**WHAT IS REQUIRED**. Your task is to copy the listing exactly, with the pictures left out.
>> Start
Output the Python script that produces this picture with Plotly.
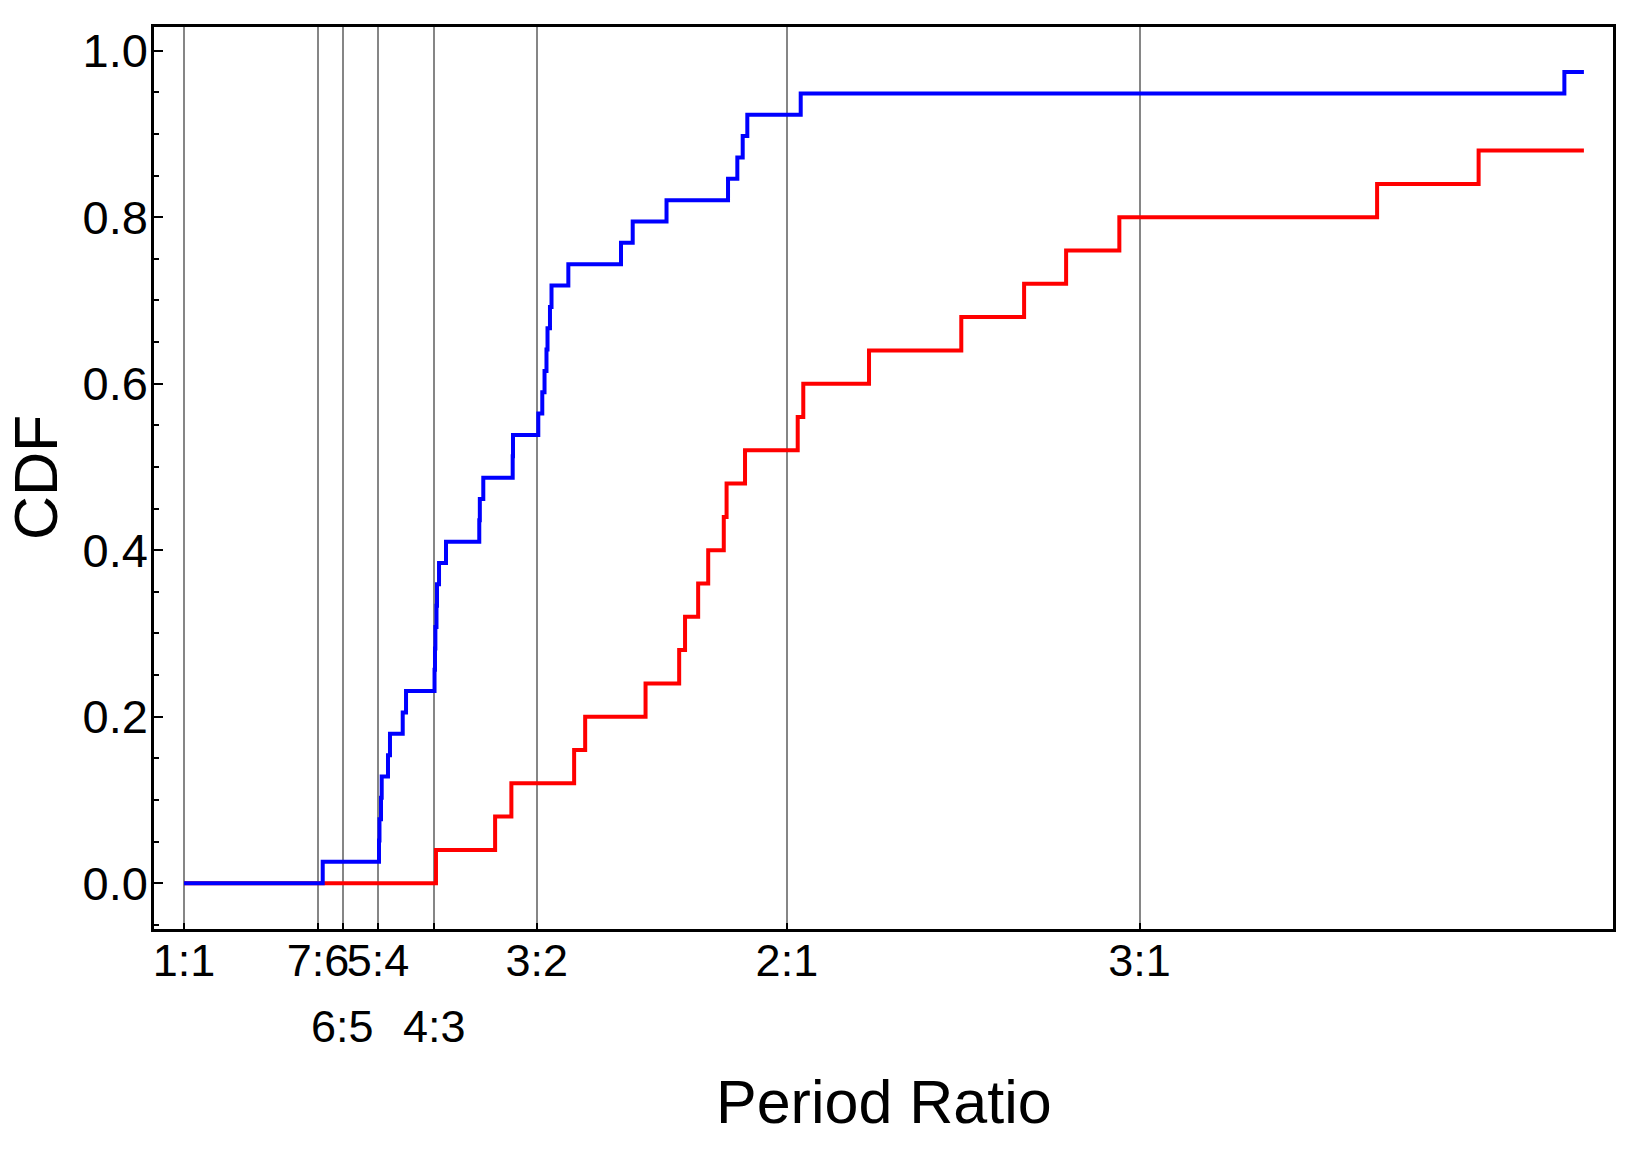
import plotly.graph_objects as go
import numpy as np

# Resonance markers (period ratios) and labels
res_values = [1.0, 7/6, 6/5, 5/4, 4/3, 3/2, 2.0, 3.0]
res_labels_row1 = ["1:1", "7:6", "", "5:4", "", "3:2", "2:1", "3:1"]
res_labels_row2 = {"6:5": 6/5, "4:3": 4/3}

# Sorted period ratios (only those visible below 5)
blue_ratios = [1.1729, 1.2513, 1.2520, 1.2542, 1.2552, 1.2643, 1.2672, 1.2859, 1.2908,
               1.3338, 1.3345, 1.3351, 1.3368, 1.3376, 1.3407, 1.3515,
               1.4042, 1.4051, 1.4107, 1.4592, 1.4597, 1.5028, 1.5097, 1.5136, 1.5170,
               1.5188, 1.5231, 1.5258, 1.5556, 1.6527, 1.6751, 1.7415, 1.8691, 1.8892,
               1.9009, 1.9110, 2.0320, 4.889]
blue_total = 39

red_ratios = [1.336, 1.430, 1.457, 1.566, 1.586, 1.700, 1.767, 1.779, 1.806, 1.827,
              1.860, 1.866, 1.906, 2.025, 2.038, 2.198, 2.444, 2.627, 2.757, 2.931,
              3.942, 4.430]
red_total = 25

x_start, x_end = 1.0, 5.0


def step_xy(ratios, total):
    xs = [x_start] + list(ratios) + [x_end]
    ys = [0.0] + [(i + 1) / total for i in range(len(ratios))]
    ys = ys + [ys[-1]]
    return xs, ys


fig = go.Figure()
rx, ry = step_xy(red_ratios, red_total)
bx, by = step_xy(blue_ratios, blue_total)
fig.add_trace(go.Scatter(x=rx, y=ry, mode="lines", line=dict(color="#ff0000", width=4, shape="hv"),
                         showlegend=False))
fig.add_trace(go.Scatter(x=bx, y=by, mode="lines", line=dict(color="#0000ff", width=4, shape="hv"),
                         showlegend=False))

font_family = "Liberation Sans, Arial, sans-serif"
tick_size = 45
ytick_size = 47

plot_top, plot_bottom = 27, 929


def paper_y(px):
    return (plot_bottom - px) / (plot_bottom - plot_top)


fig.update_layout(
    width=1642, height=1159,
    margin=dict(l=154, r=29, t=27, b=230),
    paper_bgcolor="white", plot_bgcolor="white",
    font=dict(family=font_family, color="black", size=tick_size),
    xaxis=dict(
        type="log",
        range=[-0.01498, 0.7135],
        tickmode="array",
        tickvals=res_values,
        ticktext=res_labels_row1,
        tickangle=0,
        ticklabelstandoff=-10,
        showgrid=True, gridcolor="#868686", gridwidth=2,
        showline=True, linecolor="black", linewidth=2.5, mirror=True,
        ticks="inside", ticklen=6, tickwidth=2, tickcolor="black",
        tickfont=dict(size=tick_size, family=font_family),
        zeroline=False,
    ),
    yaxis=dict(
        range=[-0.055, 1.0285],
        tickmode="array",
        tickvals=[0, 0.2, 0.4, 0.6, 0.8, 1.0],
        ticktext=["0.0", "0.2", "0.4", "0.6", "0.8", "1.0"],
        ticklabelstandoff=-6,
        showgrid=False,
        showline=True, linecolor="black", linewidth=2.5, mirror=True,
        ticks="inside", ticklen=9, tickwidth=2, tickcolor="black",
        minor=dict(tickvals=list(np.round(np.arange(-0.05, 1.01, 0.05), 2)), ticks="inside",
                   ticklen=5, tickwidth=2, tickcolor="black"),
        tickfont=dict(size=ytick_size, family=font_family),
        zeroline=False,
    ),
)

for lab, val in res_labels_row2.items():
    fig.add_annotation(x=np.log10(val), y=paper_y(1026), xref="x", yref="paper", text=lab,
                       showarrow=False, font=dict(size=tick_size, family=font_family),
                       xanchor="center", yanchor="middle")

fig.add_annotation(x=0.5, y=paper_y(1102), xref="paper", yref="paper", text="Period Ratio",
                   showarrow=False, font=dict(size=61, family=font_family),
                   xanchor="center", yanchor="middle")

plot_left, plot_right = 154, 1642 - 29
fig.add_annotation(x=(36 - plot_left) / (plot_right - plot_left), y=paper_y(478),
                   xref="paper", yref="paper", text="CDF", textangle=-90,
                   showarrow=False, font=dict(size=61, family=font_family),
                   xanchor="center", yanchor="middle")

fig.write_html("out.html")
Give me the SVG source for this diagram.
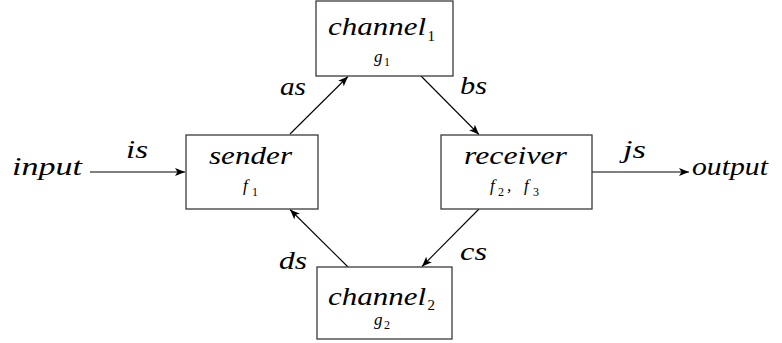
>> End
**RESPONSE TO THE TASK**.
Output the Python script that produces this picture with Plotly.
import plotly.graph_objects as go
import numpy as np

# Resonance markers (period ratios) and labels
res_values = [1.0, 7/6, 6/5, 5/4, 4/3, 3/2, 2.0, 3.0]
res_labels_row1 = ["1:1", "7:6", "", "5:4", "", "3:2", "2:1", "3:1"]
res_labels_row2 = {"6:5": 6/5, "4:3": 4/3}

# Sorted period ratios (only those visible below 5)
blue_ratios = [1.1729, 1.2513, 1.2520, 1.2542, 1.2552, 1.2643, 1.2672, 1.2859, 1.2908,
               1.3338, 1.3345, 1.3351, 1.3368, 1.3376, 1.3407, 1.3515,
               1.4042, 1.4051, 1.4107, 1.4592, 1.4597, 1.5028, 1.5097, 1.5136, 1.5170,
               1.5188, 1.5231, 1.5258, 1.5556, 1.6527, 1.6751, 1.7415, 1.8691, 1.8892,
               1.9009, 1.9110, 2.0320, 4.889]
blue_total = 39

red_ratios = [1.336, 1.430, 1.457, 1.566, 1.586, 1.700, 1.767, 1.779, 1.806, 1.827,
              1.860, 1.866, 1.906, 2.025, 2.038, 2.198, 2.444, 2.627, 2.757, 2.931,
              3.942, 4.430]
red_total = 25

x_start, x_end = 1.0, 5.0


def step_xy(ratios, total):
    xs = [x_start] + list(ratios) + [x_end]
    ys = [0.0] + [(i + 1) / total for i in range(len(ratios))]
    ys = ys + [ys[-1]]
    return xs, ys


fig = go.Figure()
rx, ry = step_xy(red_ratios, red_total)
bx, by = step_xy(blue_ratios, blue_total)
fig.add_trace(go.Scatter(x=rx, y=ry, mode="lines", line=dict(color="#ff0000", width=4, shape="hv"),
                         showlegend=False))
fig.add_trace(go.Scatter(x=bx, y=by, mode="lines", line=dict(color="#0000ff", width=4, shape="hv"),
                         showlegend=False))

font_family = "Liberation Sans, Arial, sans-serif"
tick_size = 45
ytick_size = 47

plot_top, plot_bottom = 27, 929


def paper_y(px):
    return (plot_bottom - px) / (plot_bottom - plot_top)


fig.update_layout(
    width=1642, height=1159,
    margin=dict(l=154, r=29, t=27, b=230),
    paper_bgcolor="white", plot_bgcolor="white",
    font=dict(family=font_family, color="black", size=tick_size),
    xaxis=dict(
        type="log",
        range=[-0.01498, 0.7135],
        tickmode="array",
        tickvals=res_values,
        ticktext=res_labels_row1,
        tickangle=0,
        ticklabelstandoff=-10,
        showgrid=True, gridcolor="#868686", gridwidth=2,
        showline=True, linecolor="black", linewidth=2.5, mirror=True,
        ticks="inside", ticklen=6, tickwidth=2, tickcolor="black",
        tickfont=dict(size=tick_size, family=font_family),
        zeroline=False,
    ),
    yaxis=dict(
        range=[-0.055, 1.0285],
        tickmode="array",
        tickvals=[0, 0.2, 0.4, 0.6, 0.8, 1.0],
        ticktext=["0.0", "0.2", "0.4", "0.6", "0.8", "1.0"],
        ticklabelstandoff=-6,
        showgrid=False,
        showline=True, linecolor="black", linewidth=2.5, mirror=True,
        ticks="inside", ticklen=9, tickwidth=2, tickcolor="black",
        minor=dict(tickvals=list(np.round(np.arange(-0.05, 1.01, 0.05), 2)), ticks="inside",
                   ticklen=5, tickwidth=2, tickcolor="black"),
        tickfont=dict(size=ytick_size, family=font_family),
        zeroline=False,
    ),
)

for lab, val in res_labels_row2.items():
    fig.add_annotation(x=np.log10(val), y=paper_y(1026), xref="x", yref="paper", text=lab,
                       showarrow=False, font=dict(size=tick_size, family=font_family),
                       xanchor="center", yanchor="middle")

fig.add_annotation(x=0.5, y=paper_y(1102), xref="paper", yref="paper", text="Period Ratio",
                   showarrow=False, font=dict(size=61, family=font_family),
                   xanchor="center", yanchor="middle")

plot_left, plot_right = 154, 1642 - 29
fig.add_annotation(x=(36 - plot_left) / (plot_right - plot_left), y=paper_y(478),
                   xref="paper", yref="paper", text="CDF", textangle=-90,
                   showarrow=False, font=dict(size=61, family=font_family),
                   xanchor="center", yanchor="middle")

fig.write_html("out.html")
Give me the SVG source for this diagram.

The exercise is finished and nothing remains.